In the Hiedanranta planning competition, the winning entries presented various typologies of block yards and blocks of semipublic and porous nature, but most pre- sentations remained at the scale of diagrams or descriptive texts. Due to the broad scope and scale of the competition task, the scale of housing was not yet discussed in the entries. Still, the competition provided a fertile ground for developing a rich assembly of ideas in the follow-on workshops with experts and citizens. One of them, the ‘Bustling Block’ workshop, focused on housing and work at the block level, and these themes in particular turned out to be relevant and interesting to the diverse group of participants.

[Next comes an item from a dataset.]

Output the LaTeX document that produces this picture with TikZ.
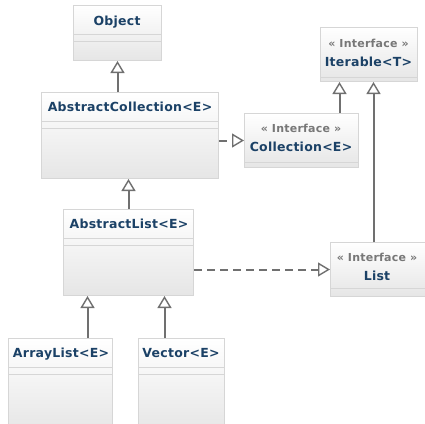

It was in this workshop where the idea of Nordic Superblock was first discovered.

Developing Nordic Superblock as a planning issue required bringing citizens and experts together in a new kind of planning setting. The setting was modified by the researchers, who collaborated with the city of Tampere and jointly offered the spaces, materials and facilitators for this. The Bustling Block workshop began with the architects’

inspirational speech, which included a visual presentation of the ‘Supervaried Hiedanranta block’, borrowing a picture from the Naerheden project (Karres en Brands

& Arkitema 2016). The architects saw value in Naerheden’s aim of mixing housing typologies and making new social neighbourhoods with a strong social coherence.

Thus, they shaped the thematic framing of the workshop (Figure 1) .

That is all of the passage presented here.